REQUIRED WORK: Print the material below exactly as it stands, please, from its first line to the line holding "from matplotlib.patches import Rectangle", with no pictures.

MATERIAL:

-*-*-

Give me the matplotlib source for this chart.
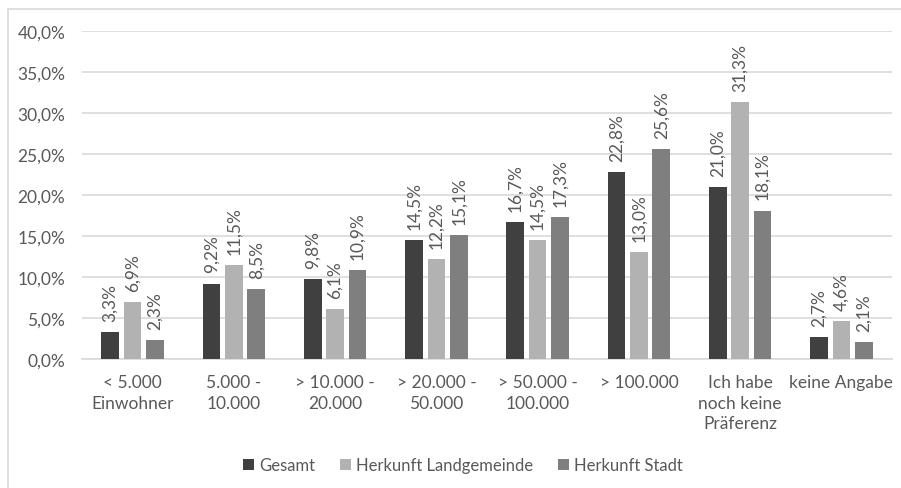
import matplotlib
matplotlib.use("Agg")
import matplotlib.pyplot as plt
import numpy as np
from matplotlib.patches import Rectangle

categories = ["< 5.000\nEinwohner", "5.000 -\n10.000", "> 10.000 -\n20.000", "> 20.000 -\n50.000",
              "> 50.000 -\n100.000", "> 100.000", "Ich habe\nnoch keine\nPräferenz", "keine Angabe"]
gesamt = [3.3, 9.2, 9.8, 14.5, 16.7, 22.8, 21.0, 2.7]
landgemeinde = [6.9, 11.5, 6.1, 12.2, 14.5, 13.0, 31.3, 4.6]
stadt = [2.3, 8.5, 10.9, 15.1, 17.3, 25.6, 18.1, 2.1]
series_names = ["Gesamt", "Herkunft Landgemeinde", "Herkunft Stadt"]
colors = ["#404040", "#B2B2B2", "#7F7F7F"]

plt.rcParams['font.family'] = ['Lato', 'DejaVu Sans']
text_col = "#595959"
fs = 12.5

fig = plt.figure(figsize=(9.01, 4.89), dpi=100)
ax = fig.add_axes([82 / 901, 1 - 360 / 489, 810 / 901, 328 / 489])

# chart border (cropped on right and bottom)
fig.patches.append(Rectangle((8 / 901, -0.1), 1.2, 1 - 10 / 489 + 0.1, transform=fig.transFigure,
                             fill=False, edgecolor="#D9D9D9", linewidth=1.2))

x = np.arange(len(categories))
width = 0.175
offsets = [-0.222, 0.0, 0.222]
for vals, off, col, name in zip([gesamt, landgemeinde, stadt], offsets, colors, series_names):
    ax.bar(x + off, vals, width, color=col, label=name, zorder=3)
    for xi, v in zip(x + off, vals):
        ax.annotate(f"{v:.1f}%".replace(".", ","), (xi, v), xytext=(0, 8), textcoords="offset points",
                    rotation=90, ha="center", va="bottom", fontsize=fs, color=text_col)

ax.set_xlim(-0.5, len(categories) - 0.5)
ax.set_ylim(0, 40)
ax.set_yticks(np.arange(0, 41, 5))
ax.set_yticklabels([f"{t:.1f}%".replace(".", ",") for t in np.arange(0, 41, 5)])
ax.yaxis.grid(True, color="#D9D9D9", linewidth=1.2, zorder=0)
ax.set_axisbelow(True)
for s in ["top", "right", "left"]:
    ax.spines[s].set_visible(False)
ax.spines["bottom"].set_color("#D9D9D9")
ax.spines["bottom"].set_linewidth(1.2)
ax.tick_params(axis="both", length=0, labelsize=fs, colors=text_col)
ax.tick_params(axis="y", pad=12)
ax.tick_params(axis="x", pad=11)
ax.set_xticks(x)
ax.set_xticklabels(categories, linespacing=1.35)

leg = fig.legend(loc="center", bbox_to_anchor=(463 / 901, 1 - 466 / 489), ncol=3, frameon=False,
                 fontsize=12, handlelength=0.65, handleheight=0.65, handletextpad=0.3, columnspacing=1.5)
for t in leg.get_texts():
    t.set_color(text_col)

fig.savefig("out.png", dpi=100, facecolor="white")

-*-*-

THE RESPONSE:
Give me the matplotlib source for this chart.
import matplotlib
matplotlib.use("Agg")
import matplotlib.pyplot as plt
import numpy as np
from matplotlib.patches import Rectangle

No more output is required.